With the data now added in, we can click Proceed
at the bottom of our table.
You will then be presented with the design options for the map:
Play around with those options to find what suits you best. Note that there are tabs for Refine
(select map options), Annotate
(add in text), and Design
(design options, which are limited for the free tier).

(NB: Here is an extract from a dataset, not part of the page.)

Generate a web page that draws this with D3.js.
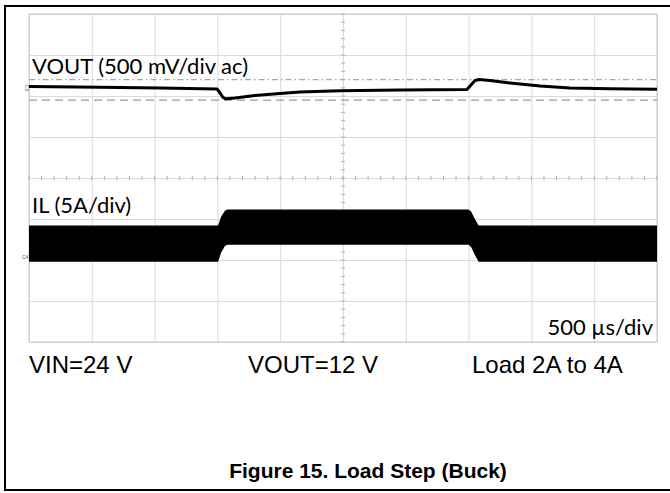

The map displayed at the start of this tutorial used the following options:
Refine
Color Palette: #fef0d9,#fdd49e,#fdbb84,#fc8d59,#e34a33,#b30000
(you can enter these into the box that appears when you select “Import Colors”)
Type: Steps
Steps: 7
(Custom
)
min-0.7
, 0.7-1.5
, 1.5-2.2
, 2.2-2.9
, 2.9-3.6
, 3.6-4.4
, 4.4-max
Legend Caption: Eviction Rate
Labels: Custom
< 0.7 per 100 renters
, 0.7-1.5
, 1.5-2.2
, 2.2-2.9
, 2.9-3.6
, 3.6-4.4
, > 4.4
Label Position: Bottom left
Orientation: Vertical
Make Map Zoomable: Unchecked
Hide Regions Without Data: Unchecked
Annotate
Title: Duval County home to state’s highest eviction rate
Description: The county, whose seat is Jacksonville, features the state’s highest eviction rate. It is followed by Broward and Hillsborough counties. Critics allege the county lags others in the protections it offers homeowners and tenants.
Data source: Eviction Lab
Link to data source: https://www.evictionlab.org
Byline: Rodrigo Zamith
Tooltips (Customize): Title is {{ name }}
, Body is Eviction Rate: {{ eviction_rate }}<br>Number of Evictions: {{ evictions }}
With the tooltip, you can use HTML tags to format your tooltip. For example, we use <br>
to insert a line break.
When you’re finished editing your map, click the Publish
button at the bottom of the design options.
This will take you to a new screen that allows you to Publish chart
. Click on that icon to generate a final chart. (You can later revise and republish it.)
You will then be provided with links to the chart for sharing and embedding the map.
Voila! You’ve created and are now able to share and embed a professional-looking map.